Each line containing the word "matplotlib" must be collected.

+ + + + +

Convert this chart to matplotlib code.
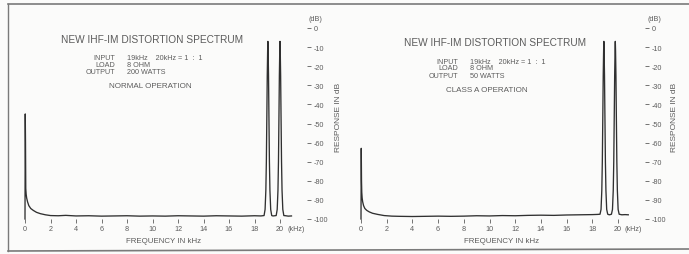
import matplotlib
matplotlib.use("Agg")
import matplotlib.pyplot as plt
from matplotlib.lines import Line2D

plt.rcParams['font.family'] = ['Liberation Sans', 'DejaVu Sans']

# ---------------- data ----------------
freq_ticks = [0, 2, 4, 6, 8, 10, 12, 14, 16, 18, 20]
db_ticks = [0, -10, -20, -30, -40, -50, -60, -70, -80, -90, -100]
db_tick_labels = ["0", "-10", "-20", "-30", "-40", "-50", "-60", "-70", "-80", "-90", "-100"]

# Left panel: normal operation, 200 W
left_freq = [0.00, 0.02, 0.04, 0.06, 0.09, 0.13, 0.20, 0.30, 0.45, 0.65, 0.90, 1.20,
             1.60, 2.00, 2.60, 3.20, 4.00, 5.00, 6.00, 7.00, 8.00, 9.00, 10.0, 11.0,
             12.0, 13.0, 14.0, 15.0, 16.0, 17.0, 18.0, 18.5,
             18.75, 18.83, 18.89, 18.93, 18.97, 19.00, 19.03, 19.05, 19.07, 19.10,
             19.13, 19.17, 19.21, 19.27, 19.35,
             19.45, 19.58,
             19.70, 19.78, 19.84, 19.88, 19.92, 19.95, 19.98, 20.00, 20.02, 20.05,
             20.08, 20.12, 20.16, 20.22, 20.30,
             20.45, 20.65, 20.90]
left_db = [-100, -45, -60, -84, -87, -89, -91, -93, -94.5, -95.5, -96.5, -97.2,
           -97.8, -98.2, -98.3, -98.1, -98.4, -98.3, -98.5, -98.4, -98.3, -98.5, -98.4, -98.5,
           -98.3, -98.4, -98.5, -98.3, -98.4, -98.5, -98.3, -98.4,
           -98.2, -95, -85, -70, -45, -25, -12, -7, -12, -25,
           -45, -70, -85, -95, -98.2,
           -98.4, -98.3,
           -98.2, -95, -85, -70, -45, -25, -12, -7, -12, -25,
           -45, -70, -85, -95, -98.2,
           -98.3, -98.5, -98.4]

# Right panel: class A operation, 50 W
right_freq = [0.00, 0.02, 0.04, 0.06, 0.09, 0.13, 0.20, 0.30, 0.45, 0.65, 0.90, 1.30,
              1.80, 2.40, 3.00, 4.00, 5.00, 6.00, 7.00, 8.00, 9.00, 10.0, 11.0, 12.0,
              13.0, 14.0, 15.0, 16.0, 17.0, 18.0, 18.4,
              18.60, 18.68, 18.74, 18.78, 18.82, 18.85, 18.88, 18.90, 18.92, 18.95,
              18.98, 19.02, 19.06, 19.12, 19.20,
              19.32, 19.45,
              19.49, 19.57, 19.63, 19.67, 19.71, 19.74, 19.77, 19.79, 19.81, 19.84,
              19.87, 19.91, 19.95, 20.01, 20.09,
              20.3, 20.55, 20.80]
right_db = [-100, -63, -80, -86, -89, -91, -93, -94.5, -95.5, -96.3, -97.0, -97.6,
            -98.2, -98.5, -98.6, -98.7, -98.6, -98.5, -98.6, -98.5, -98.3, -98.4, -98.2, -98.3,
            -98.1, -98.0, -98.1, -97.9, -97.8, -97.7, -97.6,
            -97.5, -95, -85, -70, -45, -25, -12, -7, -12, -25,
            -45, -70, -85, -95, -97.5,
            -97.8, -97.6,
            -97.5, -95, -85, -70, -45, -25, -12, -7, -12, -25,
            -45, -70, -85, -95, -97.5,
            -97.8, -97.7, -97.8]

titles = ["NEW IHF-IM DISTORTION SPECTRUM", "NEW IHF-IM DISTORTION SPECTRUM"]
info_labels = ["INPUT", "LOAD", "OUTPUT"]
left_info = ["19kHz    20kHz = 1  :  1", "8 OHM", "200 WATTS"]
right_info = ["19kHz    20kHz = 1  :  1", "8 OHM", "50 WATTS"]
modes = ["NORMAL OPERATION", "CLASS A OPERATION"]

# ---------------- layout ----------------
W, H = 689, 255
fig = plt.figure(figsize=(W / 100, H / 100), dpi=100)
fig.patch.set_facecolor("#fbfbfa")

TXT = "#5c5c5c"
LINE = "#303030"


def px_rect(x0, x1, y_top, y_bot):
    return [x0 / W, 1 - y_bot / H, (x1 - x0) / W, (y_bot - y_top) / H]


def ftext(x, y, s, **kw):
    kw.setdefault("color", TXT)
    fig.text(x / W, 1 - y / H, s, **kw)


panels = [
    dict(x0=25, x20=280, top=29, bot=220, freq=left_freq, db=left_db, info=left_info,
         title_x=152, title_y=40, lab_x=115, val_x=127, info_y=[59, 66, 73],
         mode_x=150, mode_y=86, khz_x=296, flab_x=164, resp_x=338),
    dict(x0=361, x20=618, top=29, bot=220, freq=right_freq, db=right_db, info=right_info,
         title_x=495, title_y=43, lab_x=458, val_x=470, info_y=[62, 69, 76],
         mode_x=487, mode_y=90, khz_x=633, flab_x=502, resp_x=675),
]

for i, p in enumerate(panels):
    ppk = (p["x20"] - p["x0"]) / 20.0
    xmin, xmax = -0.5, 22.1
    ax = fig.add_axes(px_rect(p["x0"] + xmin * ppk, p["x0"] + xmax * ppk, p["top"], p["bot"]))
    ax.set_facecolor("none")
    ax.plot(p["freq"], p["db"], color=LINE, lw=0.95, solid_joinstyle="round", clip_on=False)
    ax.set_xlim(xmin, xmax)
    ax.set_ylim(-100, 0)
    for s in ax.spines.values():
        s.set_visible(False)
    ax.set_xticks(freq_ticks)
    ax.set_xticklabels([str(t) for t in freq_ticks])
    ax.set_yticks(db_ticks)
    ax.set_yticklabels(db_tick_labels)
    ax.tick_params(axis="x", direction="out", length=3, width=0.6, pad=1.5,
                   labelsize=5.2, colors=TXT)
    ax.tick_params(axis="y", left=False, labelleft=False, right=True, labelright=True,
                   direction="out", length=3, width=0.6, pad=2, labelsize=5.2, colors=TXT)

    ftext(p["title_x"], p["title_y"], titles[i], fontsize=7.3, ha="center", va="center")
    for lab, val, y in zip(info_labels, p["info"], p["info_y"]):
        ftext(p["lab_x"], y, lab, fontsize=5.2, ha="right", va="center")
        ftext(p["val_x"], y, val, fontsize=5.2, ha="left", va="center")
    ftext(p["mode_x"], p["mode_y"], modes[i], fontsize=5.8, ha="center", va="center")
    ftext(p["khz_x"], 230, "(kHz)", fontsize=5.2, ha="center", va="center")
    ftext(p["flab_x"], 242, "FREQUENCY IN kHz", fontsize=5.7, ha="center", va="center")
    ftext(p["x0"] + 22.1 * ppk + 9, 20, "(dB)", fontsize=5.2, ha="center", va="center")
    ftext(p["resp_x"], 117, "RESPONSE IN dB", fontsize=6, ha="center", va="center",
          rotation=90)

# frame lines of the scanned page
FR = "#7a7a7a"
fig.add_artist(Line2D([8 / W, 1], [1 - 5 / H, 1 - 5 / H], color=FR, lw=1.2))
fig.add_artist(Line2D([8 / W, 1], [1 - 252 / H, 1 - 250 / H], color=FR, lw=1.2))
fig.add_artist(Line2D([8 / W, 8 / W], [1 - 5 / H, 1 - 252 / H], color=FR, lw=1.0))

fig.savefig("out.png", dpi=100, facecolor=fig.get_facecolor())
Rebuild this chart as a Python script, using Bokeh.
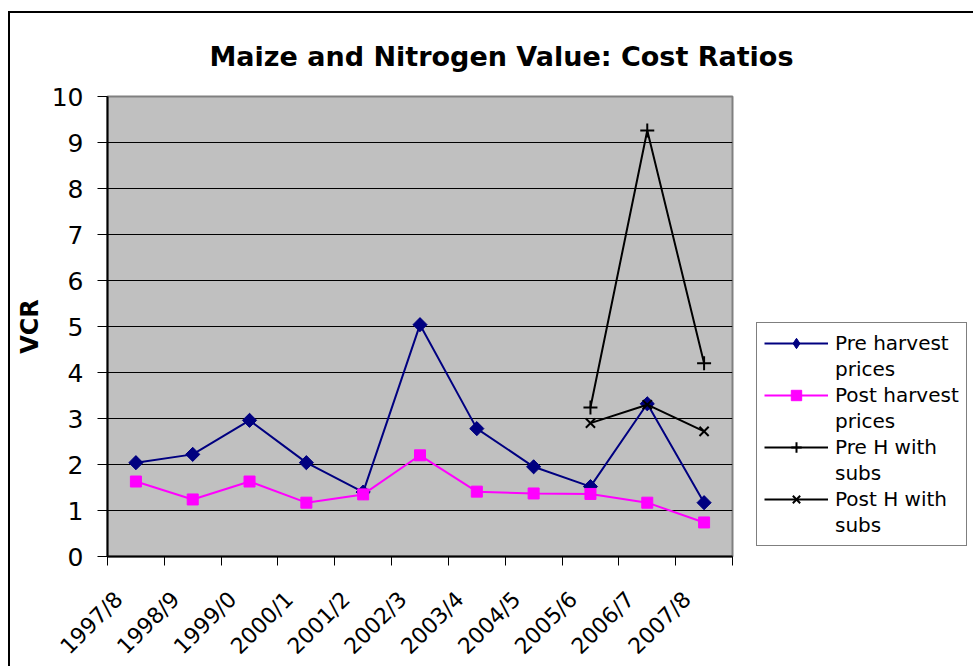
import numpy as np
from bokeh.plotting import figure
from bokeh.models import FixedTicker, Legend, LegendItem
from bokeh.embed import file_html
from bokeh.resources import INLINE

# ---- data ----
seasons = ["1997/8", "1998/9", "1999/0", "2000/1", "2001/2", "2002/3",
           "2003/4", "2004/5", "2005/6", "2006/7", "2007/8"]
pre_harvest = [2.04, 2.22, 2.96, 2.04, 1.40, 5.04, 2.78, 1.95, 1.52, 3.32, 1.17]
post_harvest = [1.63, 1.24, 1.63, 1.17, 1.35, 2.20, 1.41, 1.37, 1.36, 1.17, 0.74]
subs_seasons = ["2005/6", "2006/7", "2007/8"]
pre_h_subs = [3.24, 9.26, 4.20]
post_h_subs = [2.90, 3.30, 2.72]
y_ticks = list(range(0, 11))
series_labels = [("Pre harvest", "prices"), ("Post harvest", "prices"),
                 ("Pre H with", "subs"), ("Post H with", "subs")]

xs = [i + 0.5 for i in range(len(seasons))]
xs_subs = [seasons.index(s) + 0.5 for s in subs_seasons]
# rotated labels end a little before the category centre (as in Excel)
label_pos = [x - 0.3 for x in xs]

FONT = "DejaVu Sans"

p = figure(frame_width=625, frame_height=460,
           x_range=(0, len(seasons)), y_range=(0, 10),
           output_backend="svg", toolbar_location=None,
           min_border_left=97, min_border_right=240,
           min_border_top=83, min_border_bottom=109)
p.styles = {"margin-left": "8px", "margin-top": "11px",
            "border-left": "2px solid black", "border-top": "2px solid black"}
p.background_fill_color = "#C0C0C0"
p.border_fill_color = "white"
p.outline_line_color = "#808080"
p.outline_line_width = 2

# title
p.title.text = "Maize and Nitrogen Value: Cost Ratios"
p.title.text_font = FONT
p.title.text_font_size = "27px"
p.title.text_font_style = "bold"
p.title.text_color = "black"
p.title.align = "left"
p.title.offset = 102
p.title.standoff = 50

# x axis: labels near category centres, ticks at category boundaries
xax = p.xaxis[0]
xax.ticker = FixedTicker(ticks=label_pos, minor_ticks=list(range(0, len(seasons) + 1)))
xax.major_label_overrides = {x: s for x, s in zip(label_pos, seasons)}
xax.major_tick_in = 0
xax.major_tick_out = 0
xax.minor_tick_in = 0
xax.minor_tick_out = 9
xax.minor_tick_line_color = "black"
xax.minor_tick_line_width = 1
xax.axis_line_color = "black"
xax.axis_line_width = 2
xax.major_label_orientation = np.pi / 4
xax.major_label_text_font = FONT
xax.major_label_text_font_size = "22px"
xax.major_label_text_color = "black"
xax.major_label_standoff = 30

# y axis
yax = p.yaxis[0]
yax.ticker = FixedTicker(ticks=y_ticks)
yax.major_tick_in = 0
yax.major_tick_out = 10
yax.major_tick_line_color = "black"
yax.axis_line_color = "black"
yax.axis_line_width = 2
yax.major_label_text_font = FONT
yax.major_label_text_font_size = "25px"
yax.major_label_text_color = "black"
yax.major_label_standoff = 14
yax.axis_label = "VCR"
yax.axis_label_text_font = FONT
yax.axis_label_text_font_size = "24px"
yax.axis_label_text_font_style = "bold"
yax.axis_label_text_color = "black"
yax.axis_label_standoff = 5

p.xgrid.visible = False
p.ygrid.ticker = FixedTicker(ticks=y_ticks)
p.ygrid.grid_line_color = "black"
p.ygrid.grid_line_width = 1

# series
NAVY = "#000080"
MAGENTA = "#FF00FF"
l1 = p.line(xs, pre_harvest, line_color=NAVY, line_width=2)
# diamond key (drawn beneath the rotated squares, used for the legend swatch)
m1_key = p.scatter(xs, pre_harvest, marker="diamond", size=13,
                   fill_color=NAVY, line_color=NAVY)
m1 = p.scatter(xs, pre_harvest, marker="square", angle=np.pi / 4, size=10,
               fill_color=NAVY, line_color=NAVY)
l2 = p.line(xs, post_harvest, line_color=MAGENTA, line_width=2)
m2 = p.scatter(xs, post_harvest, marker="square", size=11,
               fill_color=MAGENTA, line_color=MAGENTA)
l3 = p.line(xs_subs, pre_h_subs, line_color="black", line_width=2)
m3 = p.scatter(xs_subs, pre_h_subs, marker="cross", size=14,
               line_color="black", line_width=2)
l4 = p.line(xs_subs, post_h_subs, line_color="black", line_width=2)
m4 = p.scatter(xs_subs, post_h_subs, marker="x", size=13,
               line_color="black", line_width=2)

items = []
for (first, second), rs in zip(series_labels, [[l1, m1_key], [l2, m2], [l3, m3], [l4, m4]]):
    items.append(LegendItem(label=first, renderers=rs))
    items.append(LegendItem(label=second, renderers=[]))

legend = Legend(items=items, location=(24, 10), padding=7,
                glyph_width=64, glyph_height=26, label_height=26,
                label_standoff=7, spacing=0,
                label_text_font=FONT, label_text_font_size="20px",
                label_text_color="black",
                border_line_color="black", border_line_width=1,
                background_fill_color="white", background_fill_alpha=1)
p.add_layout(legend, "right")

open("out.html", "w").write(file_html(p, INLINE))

+ + + + +

## Worked solution
Convert this chart to matplotlib code.
import matplotlib
matplotlib.use("Agg")
import matplotlib.pyplot as plt
from matplotlib.lines import Line2D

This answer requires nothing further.